__What you are asked to do__
Copy every line in which the string "document" occurs.

__Records supplied__
* * *

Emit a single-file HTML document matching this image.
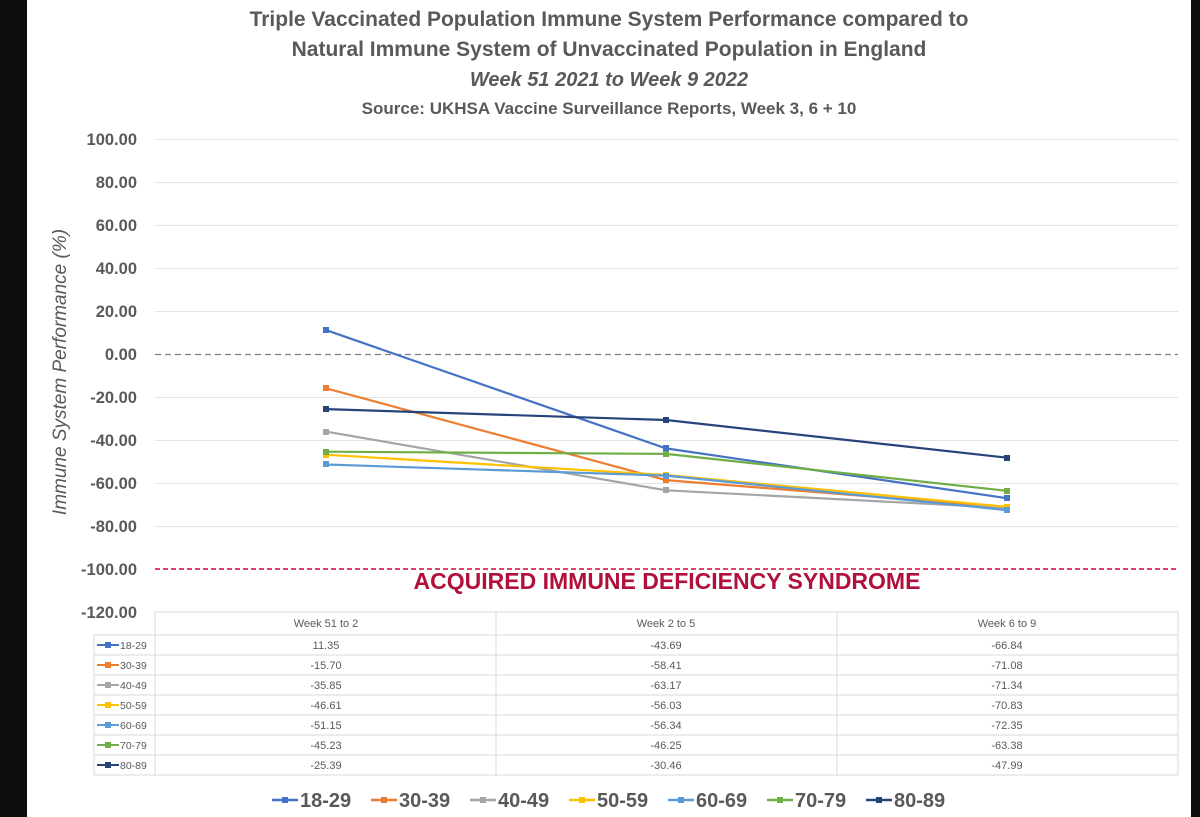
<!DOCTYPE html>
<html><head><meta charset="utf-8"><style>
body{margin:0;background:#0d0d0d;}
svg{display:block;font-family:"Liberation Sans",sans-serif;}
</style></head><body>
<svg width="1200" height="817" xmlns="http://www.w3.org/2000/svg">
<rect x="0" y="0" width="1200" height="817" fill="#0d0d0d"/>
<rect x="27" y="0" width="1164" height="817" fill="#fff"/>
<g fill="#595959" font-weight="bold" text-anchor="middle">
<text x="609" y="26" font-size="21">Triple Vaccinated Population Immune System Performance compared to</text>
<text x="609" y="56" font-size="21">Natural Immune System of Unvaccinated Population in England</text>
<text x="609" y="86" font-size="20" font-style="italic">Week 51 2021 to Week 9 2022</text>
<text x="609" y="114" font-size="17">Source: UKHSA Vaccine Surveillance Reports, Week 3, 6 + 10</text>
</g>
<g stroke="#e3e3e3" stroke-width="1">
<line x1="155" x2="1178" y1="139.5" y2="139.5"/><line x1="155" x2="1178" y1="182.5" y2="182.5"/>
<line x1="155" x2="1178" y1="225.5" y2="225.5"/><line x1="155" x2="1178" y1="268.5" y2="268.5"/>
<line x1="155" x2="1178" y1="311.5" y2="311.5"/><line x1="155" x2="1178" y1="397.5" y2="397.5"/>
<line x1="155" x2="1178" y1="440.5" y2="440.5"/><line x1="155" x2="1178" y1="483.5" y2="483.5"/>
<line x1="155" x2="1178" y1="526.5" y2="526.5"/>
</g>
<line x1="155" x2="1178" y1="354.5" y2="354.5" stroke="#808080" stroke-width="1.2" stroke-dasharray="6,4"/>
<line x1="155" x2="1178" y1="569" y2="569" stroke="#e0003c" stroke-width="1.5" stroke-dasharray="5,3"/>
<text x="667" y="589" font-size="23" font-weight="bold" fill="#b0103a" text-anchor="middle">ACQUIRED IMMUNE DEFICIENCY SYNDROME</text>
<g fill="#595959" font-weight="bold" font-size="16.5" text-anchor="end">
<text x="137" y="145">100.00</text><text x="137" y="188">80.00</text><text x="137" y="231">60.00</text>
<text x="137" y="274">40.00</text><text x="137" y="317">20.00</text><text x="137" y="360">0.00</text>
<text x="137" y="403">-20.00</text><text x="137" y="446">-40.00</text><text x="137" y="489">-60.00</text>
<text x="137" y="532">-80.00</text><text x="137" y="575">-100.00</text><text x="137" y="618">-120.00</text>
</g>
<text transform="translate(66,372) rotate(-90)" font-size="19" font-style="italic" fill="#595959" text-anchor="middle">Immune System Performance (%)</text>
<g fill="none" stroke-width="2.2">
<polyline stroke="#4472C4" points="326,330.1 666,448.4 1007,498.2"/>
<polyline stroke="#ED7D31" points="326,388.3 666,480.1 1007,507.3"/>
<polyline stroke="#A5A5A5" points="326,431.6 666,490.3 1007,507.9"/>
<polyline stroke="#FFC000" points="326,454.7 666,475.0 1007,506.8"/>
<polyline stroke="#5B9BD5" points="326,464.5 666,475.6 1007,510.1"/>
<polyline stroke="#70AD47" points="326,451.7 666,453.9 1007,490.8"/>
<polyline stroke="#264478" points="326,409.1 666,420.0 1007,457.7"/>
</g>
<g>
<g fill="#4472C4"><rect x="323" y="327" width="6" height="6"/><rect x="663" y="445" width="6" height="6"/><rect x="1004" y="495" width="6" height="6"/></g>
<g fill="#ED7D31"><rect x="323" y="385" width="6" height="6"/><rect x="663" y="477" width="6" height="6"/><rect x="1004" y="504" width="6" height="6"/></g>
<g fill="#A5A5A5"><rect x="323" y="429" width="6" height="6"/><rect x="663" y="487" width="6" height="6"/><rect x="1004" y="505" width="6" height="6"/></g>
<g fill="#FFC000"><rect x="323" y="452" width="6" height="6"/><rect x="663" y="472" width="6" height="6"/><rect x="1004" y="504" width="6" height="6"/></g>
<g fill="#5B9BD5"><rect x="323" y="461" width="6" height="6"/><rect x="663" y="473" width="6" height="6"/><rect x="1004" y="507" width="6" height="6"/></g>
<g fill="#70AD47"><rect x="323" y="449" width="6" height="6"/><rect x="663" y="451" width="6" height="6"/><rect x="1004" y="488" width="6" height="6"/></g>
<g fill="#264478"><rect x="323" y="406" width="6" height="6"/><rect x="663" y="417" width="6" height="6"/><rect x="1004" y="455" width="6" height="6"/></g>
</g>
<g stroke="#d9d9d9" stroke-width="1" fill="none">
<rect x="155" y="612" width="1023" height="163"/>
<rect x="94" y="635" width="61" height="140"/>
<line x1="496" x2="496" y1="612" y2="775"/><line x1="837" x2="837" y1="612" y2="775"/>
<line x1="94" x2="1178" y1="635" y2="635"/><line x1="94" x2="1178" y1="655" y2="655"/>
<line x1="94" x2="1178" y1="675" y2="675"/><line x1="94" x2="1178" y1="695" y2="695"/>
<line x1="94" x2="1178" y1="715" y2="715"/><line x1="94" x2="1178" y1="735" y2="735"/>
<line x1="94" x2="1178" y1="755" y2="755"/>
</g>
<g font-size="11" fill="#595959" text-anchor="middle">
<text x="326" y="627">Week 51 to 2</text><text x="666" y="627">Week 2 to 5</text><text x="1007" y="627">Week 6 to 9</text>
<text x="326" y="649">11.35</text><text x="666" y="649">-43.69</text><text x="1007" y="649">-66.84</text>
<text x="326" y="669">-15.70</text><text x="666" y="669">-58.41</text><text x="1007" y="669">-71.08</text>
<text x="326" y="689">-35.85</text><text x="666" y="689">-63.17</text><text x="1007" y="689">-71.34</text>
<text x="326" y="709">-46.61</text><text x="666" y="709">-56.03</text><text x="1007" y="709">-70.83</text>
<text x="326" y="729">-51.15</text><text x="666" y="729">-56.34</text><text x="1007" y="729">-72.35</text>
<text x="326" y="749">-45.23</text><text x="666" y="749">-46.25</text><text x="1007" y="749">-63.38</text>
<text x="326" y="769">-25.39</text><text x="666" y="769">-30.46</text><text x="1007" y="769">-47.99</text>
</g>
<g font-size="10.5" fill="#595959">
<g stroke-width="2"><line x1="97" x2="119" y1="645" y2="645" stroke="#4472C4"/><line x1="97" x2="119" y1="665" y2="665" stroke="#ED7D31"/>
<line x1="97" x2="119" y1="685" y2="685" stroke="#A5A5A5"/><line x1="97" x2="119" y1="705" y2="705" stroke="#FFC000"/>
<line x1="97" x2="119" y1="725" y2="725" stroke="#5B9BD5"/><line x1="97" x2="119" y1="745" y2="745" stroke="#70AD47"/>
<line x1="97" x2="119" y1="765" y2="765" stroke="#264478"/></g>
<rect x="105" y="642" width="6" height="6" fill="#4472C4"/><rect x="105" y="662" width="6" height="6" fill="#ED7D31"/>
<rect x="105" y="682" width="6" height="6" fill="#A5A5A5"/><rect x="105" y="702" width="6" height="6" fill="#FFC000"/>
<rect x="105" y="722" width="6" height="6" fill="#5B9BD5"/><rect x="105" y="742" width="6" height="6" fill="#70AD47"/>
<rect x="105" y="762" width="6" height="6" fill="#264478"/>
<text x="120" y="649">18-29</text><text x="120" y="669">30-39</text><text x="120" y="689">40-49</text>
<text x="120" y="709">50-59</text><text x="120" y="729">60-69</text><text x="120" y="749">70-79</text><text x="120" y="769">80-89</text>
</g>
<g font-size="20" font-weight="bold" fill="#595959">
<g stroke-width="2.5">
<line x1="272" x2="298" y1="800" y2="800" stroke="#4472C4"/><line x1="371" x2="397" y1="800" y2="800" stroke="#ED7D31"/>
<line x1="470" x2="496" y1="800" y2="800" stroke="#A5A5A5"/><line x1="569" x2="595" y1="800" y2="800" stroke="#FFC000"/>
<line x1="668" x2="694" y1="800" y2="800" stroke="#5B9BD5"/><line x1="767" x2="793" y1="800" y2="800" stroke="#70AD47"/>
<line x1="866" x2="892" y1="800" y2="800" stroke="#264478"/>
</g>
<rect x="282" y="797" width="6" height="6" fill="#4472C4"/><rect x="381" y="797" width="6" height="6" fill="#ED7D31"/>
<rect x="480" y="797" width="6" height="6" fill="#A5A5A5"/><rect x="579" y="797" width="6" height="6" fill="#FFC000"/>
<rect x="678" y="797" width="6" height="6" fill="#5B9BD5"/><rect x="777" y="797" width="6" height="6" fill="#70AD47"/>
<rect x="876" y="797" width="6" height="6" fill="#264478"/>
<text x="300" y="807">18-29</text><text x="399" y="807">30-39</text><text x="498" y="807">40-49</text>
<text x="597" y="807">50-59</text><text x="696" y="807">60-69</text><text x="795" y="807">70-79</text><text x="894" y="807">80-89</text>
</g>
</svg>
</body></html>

* * *

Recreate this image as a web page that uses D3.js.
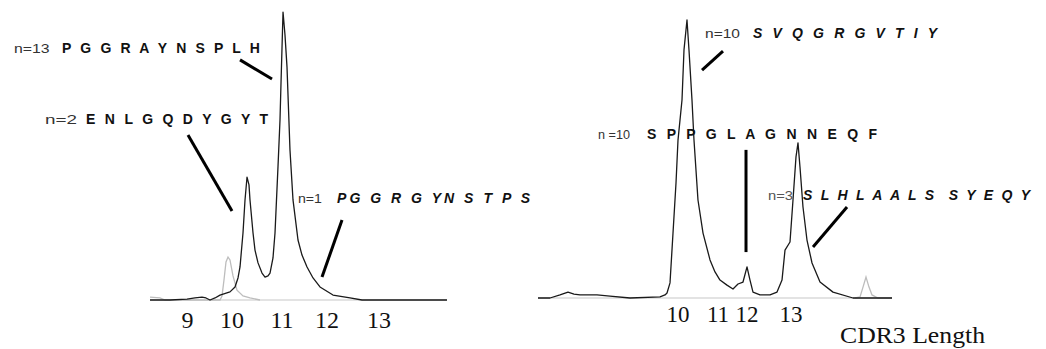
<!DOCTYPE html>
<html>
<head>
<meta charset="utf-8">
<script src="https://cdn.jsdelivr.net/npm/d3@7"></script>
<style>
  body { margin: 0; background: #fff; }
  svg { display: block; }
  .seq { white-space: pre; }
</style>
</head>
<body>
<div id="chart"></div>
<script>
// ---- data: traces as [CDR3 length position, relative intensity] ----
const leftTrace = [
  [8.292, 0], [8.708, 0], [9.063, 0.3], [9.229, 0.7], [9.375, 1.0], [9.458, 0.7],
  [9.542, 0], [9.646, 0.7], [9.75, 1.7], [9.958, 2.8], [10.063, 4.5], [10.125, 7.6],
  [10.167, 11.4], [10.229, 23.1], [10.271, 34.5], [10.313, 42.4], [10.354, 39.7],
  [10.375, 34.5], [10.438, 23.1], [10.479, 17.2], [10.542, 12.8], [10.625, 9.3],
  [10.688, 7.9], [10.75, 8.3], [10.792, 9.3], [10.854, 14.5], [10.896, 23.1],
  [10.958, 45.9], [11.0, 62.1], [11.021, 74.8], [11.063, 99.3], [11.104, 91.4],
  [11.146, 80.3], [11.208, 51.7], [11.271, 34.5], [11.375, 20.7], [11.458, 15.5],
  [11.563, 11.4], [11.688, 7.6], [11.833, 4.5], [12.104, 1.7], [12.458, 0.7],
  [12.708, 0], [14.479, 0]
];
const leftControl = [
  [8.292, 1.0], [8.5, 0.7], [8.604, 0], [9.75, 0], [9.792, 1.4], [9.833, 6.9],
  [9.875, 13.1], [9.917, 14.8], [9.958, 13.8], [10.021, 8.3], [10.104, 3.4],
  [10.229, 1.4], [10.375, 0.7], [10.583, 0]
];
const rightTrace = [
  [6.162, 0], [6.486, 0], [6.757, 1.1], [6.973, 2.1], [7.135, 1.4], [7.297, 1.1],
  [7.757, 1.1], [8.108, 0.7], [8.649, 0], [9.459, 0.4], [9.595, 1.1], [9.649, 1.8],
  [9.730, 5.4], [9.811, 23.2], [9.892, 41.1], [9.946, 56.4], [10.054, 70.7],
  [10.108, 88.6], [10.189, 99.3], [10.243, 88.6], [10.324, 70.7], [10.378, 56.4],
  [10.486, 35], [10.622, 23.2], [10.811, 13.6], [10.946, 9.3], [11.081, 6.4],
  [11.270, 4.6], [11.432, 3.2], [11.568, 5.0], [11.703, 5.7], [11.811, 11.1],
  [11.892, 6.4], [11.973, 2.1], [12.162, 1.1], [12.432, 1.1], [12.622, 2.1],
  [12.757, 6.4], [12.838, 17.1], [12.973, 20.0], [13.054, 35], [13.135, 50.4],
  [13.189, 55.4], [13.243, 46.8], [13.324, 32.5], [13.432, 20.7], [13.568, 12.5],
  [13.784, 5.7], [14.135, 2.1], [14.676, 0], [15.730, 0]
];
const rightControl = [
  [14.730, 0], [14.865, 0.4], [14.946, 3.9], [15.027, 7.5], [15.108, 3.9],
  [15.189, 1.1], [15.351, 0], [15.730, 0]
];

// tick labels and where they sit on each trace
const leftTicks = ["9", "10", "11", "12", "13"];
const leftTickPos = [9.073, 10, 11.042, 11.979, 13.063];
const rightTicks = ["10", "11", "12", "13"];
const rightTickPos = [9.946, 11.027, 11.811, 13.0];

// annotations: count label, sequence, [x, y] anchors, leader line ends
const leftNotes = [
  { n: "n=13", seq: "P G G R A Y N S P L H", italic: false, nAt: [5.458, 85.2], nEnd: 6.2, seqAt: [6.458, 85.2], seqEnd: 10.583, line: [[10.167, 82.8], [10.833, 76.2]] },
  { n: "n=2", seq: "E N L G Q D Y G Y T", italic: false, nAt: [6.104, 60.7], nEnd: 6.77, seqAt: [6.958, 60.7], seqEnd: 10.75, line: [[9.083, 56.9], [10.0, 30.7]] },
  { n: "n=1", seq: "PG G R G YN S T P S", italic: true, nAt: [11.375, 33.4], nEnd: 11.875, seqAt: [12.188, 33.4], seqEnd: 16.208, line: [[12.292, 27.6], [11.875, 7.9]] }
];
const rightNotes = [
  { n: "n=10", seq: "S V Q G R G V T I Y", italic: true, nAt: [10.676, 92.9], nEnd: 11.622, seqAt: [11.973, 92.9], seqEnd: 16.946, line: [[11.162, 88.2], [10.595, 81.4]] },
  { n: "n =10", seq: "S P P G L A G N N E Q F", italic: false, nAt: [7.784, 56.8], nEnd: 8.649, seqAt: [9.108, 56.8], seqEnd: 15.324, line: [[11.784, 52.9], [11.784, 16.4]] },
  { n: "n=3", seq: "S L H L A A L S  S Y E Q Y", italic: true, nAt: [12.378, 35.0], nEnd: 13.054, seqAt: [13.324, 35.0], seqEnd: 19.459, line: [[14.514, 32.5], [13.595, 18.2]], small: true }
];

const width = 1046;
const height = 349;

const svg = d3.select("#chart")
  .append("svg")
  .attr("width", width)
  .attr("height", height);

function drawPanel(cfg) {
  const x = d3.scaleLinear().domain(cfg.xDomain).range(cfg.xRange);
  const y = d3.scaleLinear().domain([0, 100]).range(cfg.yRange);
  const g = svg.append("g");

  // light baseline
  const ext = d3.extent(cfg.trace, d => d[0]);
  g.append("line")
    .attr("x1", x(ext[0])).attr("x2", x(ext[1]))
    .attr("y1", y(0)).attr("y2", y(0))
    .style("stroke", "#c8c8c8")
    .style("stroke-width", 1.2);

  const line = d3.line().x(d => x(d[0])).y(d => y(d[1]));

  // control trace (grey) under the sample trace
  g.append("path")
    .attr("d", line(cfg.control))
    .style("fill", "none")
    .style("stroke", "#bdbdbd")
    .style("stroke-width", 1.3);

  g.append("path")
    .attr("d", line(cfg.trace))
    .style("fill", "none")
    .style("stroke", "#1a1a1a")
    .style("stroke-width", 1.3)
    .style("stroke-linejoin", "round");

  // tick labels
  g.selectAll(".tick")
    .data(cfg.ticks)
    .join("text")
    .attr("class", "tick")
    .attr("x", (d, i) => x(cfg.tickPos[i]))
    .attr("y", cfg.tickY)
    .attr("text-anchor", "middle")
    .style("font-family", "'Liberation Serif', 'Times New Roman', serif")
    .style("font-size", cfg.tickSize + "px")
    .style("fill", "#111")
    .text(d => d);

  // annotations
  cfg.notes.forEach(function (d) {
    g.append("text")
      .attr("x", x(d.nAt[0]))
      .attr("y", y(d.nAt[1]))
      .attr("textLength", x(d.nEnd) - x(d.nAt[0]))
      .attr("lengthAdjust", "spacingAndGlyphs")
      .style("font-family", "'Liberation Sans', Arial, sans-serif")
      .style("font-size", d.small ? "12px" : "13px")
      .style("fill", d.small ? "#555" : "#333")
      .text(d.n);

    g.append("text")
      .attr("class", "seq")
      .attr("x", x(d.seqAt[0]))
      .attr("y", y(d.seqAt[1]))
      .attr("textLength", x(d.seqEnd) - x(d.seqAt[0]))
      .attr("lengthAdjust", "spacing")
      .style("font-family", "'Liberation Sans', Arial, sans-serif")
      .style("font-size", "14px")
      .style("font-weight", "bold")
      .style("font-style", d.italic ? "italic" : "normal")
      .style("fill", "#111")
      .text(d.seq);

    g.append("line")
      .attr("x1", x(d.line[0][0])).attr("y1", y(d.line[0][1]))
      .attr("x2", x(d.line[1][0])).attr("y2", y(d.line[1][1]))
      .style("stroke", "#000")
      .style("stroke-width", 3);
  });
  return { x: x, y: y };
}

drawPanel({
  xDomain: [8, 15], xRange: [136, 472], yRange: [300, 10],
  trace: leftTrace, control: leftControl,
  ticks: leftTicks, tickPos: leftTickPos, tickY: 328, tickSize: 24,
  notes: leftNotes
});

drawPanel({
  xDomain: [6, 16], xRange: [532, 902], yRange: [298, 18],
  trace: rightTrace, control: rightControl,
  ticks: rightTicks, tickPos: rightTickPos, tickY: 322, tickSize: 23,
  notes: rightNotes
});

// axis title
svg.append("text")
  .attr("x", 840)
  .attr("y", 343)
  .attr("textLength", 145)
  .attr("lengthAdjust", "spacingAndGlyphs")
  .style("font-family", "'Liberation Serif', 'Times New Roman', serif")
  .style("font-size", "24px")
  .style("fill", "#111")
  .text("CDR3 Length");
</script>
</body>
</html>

* * *

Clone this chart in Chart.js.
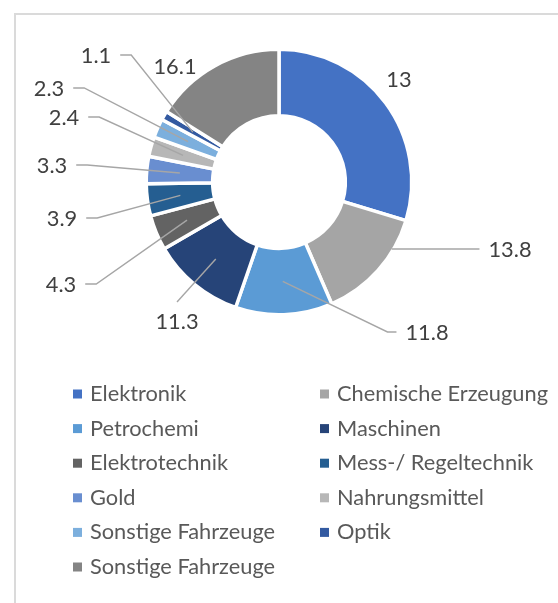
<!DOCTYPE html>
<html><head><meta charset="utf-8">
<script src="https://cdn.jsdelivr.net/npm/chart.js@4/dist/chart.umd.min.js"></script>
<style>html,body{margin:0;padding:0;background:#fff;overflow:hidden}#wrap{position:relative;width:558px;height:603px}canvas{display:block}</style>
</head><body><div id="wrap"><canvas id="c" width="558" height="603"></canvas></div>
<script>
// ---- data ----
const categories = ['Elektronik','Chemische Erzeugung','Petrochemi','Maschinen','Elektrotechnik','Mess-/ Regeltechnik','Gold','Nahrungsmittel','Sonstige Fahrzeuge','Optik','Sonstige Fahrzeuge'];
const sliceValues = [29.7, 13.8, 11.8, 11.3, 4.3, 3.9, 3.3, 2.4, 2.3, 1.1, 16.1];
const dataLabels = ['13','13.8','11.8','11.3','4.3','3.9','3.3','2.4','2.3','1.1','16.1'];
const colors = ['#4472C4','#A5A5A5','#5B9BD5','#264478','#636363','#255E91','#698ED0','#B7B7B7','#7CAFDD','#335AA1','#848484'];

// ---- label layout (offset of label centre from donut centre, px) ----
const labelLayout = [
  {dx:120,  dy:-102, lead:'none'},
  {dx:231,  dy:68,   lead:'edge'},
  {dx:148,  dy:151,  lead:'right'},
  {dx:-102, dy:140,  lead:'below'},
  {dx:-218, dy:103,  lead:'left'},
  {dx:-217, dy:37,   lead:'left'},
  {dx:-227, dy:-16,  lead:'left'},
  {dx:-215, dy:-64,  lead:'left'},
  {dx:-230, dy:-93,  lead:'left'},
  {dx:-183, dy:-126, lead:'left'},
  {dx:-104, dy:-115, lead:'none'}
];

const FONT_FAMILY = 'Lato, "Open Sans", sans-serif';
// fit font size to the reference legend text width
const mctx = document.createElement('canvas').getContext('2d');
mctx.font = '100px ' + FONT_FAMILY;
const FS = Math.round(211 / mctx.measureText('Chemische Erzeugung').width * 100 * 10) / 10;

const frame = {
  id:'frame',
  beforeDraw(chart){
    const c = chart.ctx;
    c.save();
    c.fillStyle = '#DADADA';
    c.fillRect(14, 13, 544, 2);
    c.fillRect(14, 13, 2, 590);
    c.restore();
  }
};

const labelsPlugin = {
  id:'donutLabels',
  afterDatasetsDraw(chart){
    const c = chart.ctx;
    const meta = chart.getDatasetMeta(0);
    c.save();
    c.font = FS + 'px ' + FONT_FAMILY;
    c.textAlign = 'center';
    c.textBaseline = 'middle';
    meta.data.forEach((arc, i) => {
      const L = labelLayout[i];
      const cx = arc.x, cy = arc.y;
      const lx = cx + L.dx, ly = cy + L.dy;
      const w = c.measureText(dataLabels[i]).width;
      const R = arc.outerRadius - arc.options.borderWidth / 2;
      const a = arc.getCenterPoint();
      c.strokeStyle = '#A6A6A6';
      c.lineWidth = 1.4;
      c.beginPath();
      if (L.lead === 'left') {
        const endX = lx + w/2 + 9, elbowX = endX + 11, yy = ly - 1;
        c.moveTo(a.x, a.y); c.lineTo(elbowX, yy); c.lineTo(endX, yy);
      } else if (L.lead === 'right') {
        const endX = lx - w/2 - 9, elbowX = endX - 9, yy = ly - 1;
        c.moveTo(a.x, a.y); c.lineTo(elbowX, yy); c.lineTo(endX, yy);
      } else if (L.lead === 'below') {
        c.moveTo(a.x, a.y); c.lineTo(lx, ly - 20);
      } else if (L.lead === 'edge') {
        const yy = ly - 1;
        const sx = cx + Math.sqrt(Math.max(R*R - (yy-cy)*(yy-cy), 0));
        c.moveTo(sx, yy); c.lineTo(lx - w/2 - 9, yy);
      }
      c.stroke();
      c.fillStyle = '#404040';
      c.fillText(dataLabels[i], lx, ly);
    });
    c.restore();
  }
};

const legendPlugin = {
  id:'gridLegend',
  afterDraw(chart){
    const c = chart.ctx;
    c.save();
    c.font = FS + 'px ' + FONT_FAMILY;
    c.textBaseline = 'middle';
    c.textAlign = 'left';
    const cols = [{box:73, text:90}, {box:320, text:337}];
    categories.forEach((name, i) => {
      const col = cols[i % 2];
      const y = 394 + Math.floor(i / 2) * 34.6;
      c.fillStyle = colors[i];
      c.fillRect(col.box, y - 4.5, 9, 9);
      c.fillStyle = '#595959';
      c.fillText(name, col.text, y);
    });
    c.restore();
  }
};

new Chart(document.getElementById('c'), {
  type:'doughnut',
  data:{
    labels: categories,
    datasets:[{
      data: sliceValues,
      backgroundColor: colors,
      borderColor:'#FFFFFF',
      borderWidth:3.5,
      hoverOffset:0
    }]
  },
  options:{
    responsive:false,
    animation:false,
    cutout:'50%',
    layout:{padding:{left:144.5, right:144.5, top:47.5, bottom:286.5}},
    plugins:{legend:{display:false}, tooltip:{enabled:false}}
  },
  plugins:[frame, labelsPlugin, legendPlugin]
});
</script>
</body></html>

* * *

__Task result__
Emit a single-file HTML document matching this image.
const mctx = document.createElement('canvas').getContext('2d');
new Chart(document.getElementById('c'), {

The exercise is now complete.